Instructions to follow :: Every line of the listing must be reproduced as it stands. Leave the images behind.

Data section ::
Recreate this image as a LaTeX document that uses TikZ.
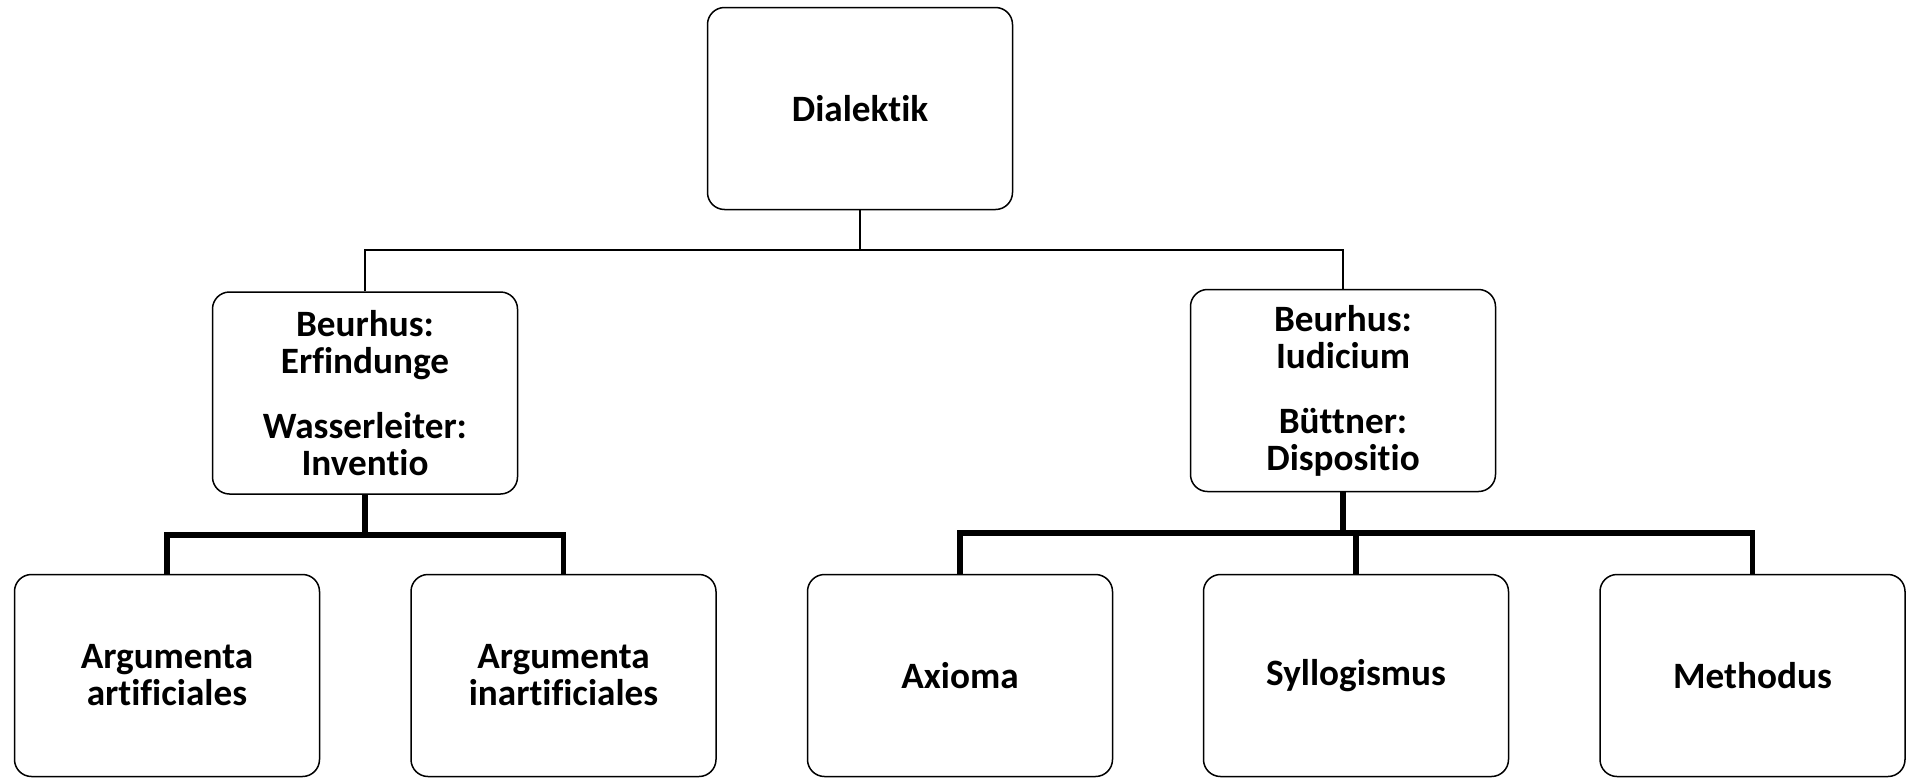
\documentclass[tikz,border=0pt]{standalone}
\usepackage{fontspec}
\setmainfont[Ligatures=NoCommon]{Carlito}
\usepackage{tikz}
\usetikzlibrary{calc}
\usetikzlibrary{positioning}

\begin{document}
\begin{tikzpicture}[x=0.5pt, y=-0.5pt,
		termbox/.style={draw, line width=0.75pt, rounded corners=8.5pt,
			minimum width=152.5pt, minimum height=101pt, align=center,
			font=\fontsize{18.6}{18.5}\selectfont\bfseries},
		link/.style={line width=0.75pt},
		biglink/.style={line width=2.8pt}]
		\useasboundingbox (0,0) rectangle (1906,777);

		\node[termbox] (dial) at (860,108.5) {Dialektik};

		\node[termbox] (erf) at (365,393) {Beurhus:\\ Erfindunge\\[14pt] Wasserleiter:\\ Inventio};
		\node[termbox] (iud) at (1343,390.5) {Beurhus:\\ Iudicium\\[14pt] B\"uttner:\\ Dispositio};

		\node[termbox] (artif) at (167,675.5) {Argumenta\\ artificiales};
		\node[termbox] (inart) at (563.5,675.5) {Argumenta\\ inartificiales};
		\node[termbox] (axi) at (960,675.5) {Axioma};
		\node[termbox] (syl) at (1356,675.5) {Syllogismus};
		\node[termbox] (meth) at (1752.5,675.5) {Methodus};

		\coordinate (tbus) at (860,250);
		\coordinate (lbus) at (365,535);
		\coordinate (rbus) at (1343,533);

		\draw[link] (dial.south) -- (tbus);
		\draw[link] (erf.north) |- (tbus) -| (iud.north);

		\draw[biglink] (erf.south) -- (lbus);
		\draw[biglink] (artif.north) |- (lbus) -| (inart.north);

		\draw[biglink] (iud.south) -- (rbus);
		\draw[biglink] (axi.north) |- (rbus) -| (meth.north);
		\draw[biglink] (syl.north) -- (syl.north |- rbus);
    \end{tikzpicture}
\end{document}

Solution ::
Recreate this image as a LaTeX document that uses TikZ.
\documentclass[tikz,border=0pt]{standalone}
\usepackage{fontspec}
\setmainfont[Ligatures=NoCommon]{Carlito}
\usepackage{tikz}
\usetikzlibrary{calc}
\usetikzlibrary{positioning}

\begin{document}
\begin{tikzpicture}[x=0.5pt, y=-0.5pt,
		termbox/.style={draw, line width=0.75pt, rounded corners=8.5pt,
			minimum width=152.5pt, minimum height=101pt, align=center,
			font=\fontsize{18.6}{18.5}\selectfont\bfseries},
		link/.style={line width=0.75pt},
		biglink/.style={line width=2.8pt}]
		\useasboundingbox (0,0) rectangle (1906,777);

		\node[termbox] (dial) at (860,108.5) {Dialektik};

		\node[termbox] (erf) at (365,393) {Beurhus:\\ Erfindunge\\[14pt] Wasserleiter:\\ Inventio};
		\node[termbox] (iud) at (1343,390.5) {Beurhus:\\ Iudicium\\[14pt] B\"uttner:\\ Dispositio};

		\node[termbox] (artif) at (167,675.5) {Argumenta\\ artificiales};
		\node[termbox] (inart) at (563.5,675.5) {Argumenta\\ inartificiales};
		\node[termbox] (axi) at (960,675.5) {Axioma};
		\node[termbox] (syl) at (1356,675.5) {Syllogismus};
		\node[termbox] (meth) at (1752.5,675.5) {Methodus};

		\coordinate (tbus) at (860,250);
		\coordinate (lbus) at (365,535);
		\coordinate (rbus) at (1343,533);

		\draw[link] (dial.south) -- (tbus);
		\draw[link] (erf.north) |- (tbus) -| (iud.north);

		\draw[biglink] (erf.south) -- (lbus);
		\draw[biglink] (artif.north) |- (lbus) -| (inart.north);

		\draw[biglink] (iud.south) -- (rbus);
		\draw[biglink] (axi.north) |- (rbus) -| (meth.north);
		\draw[biglink] (syl.north) -- (syl.north |- rbus);
    \end{tikzpicture}
\end{document}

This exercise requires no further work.